ECLI:NL:GHAMS:2017:4877
Gerechtshof Amsterdam
- Schadevergoedingsuitspraak
- Rechtspraak.nl
Schadevergoeding na inverzekeringstelling en de beoordeling van billijkheid in het strafrecht
In deze zaak heeft het Gerechtshof Amsterdam op 24 november 2017 uitspraak gedaan in hoger beroep tegen een beschikking van de rechtbank Noord-Holland. De appellante had een verzoek ingediend op basis van artikel 89 van het Wetboek van Strafvordering (Sv) om schadevergoeding van € 210,00 van de Staat, als gevolg van haar inverzekeringstelling. De inverzekeringstelling vond plaats op 13 november 2013, naar aanleiding van een verdenking van overtreding van de Opiumwet. De rechtbank had het verzoek afgewezen, met de overweging dat een veroordeling niet ondenkbeeldig was geweest indien tot vervolging was overgegaan. Het hof heeft de zaak beoordeeld en vastgesteld dat het hoger beroep tijdig was ingesteld en dat de strafzaak was geseponeerd.

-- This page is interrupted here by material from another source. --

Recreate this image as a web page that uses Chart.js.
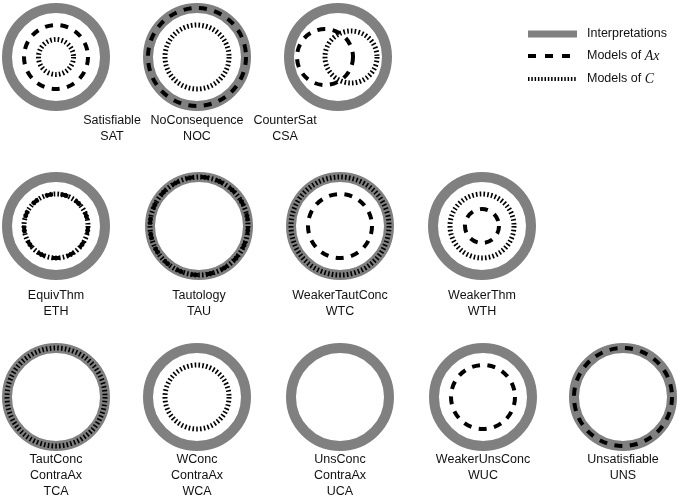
<!DOCTYPE html>
<html><head><meta charset="utf-8">
<script src="https://cdn.jsdelivr.net/npm/chart.js@4"></script>
<style>html,body{margin:0;padding:0;background:#fff}#w{width:678px;height:498px}</style>
</head><body><div id="w"><canvas id="c"></canvas></div>
<script>
// diagram data (data units = pixels of the 678x498 frame)
const names   = [["Satisfiable","SAT"],["NoConsequence","NOC"],["CounterSat","CSA"],
                 ["EquivThm","ETH"],["Tautology","TAU"],["WeakerTautConc","WTC"],["WeakerThm","WTH"],
                 ["TautConc","ContraAx","TCA"],["WConc","ContraAx","WCA"],["UnsConc","ContraAx","UCA"],["WeakerUnsConc","WUC"],["Unsatisfiable","UNS"]];
const cxs     = [56,197,338, 56,199,340,482, 56,197,340,483,623];
const cys     = [57,57,57, 226,226,226,226, 397,397,397,397,397];
const labelX  = [112,197,285, 56,199,340,482, 56,197,340,483,623];
const labelY  = [121,121,121, 296,296,296,296, 460,460,460,460,460];
const ringR   = [49,49,49, 49,49,49,49, 49,49,49,49,49];
const axR     = [32,49,28, 32,49,32,17, null,null,null,32,49];
const axDx    = [0,0,-13, 0,0,0,0, 0,0,0,0,0];
const cR      = [17.5,32,26, 32,49,49,32, 49,32,null,null,null];
const cDx     = [0,0,13, 0,0,0,0, 0,0,0,0,0];
const legendItems = [["Interpretations",""],["Models of ","Ax"],["Models of ","C"]];
const legendY = [34,56,79];

const GRAY='#808080';
function style(ctx,kind){
  if(kind==='ring'){ctx.strokeStyle=GRAY;ctx.lineWidth=10;ctx.setLineDash([]);}
  else if(kind==='ax'){ctx.strokeStyle='#000';ctx.lineWidth=4;ctx.setLineDash([8,7.5]);}
  else {ctx.strokeStyle='#000';ctx.lineWidth=5;ctx.setLineDash([1.6,2.2]);}
}
const drawPlugin={id:'diag',afterDatasetsDraw(chart){
  const ctx=chart.ctx,xs=chart.scales.x,ys=chart.scales.y;
  const px=v=>xs.getPixelForValue(v),py=v=>ys.getPixelForValue(v);
  const rr=(cx,r)=>Math.abs(px(cx+r)-px(cx));
  const circ=(x,y,r,kind)=>{ctx.save();style(ctx,kind);ctx.beginPath();ctx.arc(px(x),py(y),rr(x,r),0,Math.PI*2);ctx.stroke();ctx.restore();};
  for(let i=0;i<cxs.length;i++){
    circ(cxs[i],cys[i],ringR[i],'ring');
    if(cR[i]!=null) circ(cxs[i]+cDx[i],cys[i],cR[i],'c');
    if(axR[i]!=null) circ(cxs[i]+axDx[i],cys[i],axR[i],'ax');
    ctx.save();ctx.fillStyle='#111';ctx.font='12.5px "Liberation Sans", Arial, sans-serif';ctx.textAlign='center';ctx.textBaseline='middle';
    names[i].forEach((t,k)=>ctx.fillText(t,px(labelX[i]),py(labelY[i]+k*16)));
    ctx.restore();
  }
  // legend
  legendItems.forEach((it,k)=>{
    const y=py(legendY[k]);
    ctx.save();
    const kind=['ring','ax','c'][k];style(ctx,kind);
    if(kind==='ring'){ctx.lineWidth=7;}
    if(kind==='ax'){ctx.setLineDash([8,9]);}
    if(kind==='c'){ctx.lineWidth=4;ctx.setLineDash([1.5,1.8]);}
    ctx.beginPath();ctx.moveTo(px(528),y);ctx.lineTo(px(577),y);ctx.stroke();
    ctx.fillStyle='#111';ctx.textBaseline='middle';ctx.font='12.5px "Liberation Sans", Arial, sans-serif';
    ctx.fillText(it[0],px(587),y);
    if(it[1]){const w=ctx.measureText(it[0]).width;ctx.font='italic 14px "Liberation Serif", serif';ctx.fillText(it[1],px(587)+w,y);}
    ctx.restore();
  });
}};
new Chart(document.getElementById('c'),{
  type:'scatter',
  data:{datasets:[{data:cxs.map((x,i)=>({x,y:cys[i]})),pointRadius:0,pointHoverRadius:0}]},
  options:{responsive:true,maintainAspectRatio:false,animation:false,
    layout:{padding:0},
    plugins:{legend:{display:false},tooltip:{enabled:false}},
    scales:{x:{type:'linear',min:0,max:678,display:false},
            y:{type:'linear',min:0,max:498,reverse:true,display:false}}},
  plugins:[drawPlugin]
});
</script></body></html>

Het hof oordeelde dat de motivering van de rechtbank in strijd was met de onschuldpresumptie, maar dat dit niet leidde tot een andere uitkomst. Het hof benadrukte dat de toekenning van schadevergoeding afhankelijk is van de billijkheid, zoals vastgelegd in artikel 90 Sv. De Hoge Raad heeft in eerdere jurisprudentie aangegeven dat de houding van de verdachte tijdens de voorlopige hechtenis van belang is voor de beoordeling van de schadevergoeding. Het hof concludeerde dat de appellante zelf de inverzekeringstelling had afgeroepen door haar aanwezigheid in de woning waar de hennepplantage was aangetroffen en dat er geen redenen van billijkheid waren om de gevraagde schadevergoeding toe te kennen.
Uiteindelijk verklaarde het hof het hoger beroep ongegrond en beval de onverwijlde betekening van de beschikking aan de appellante. De uitspraak werd gedaan door de meervoudige raadkamer van het gerechtshof, met drie rechters en een griffier aanwezig.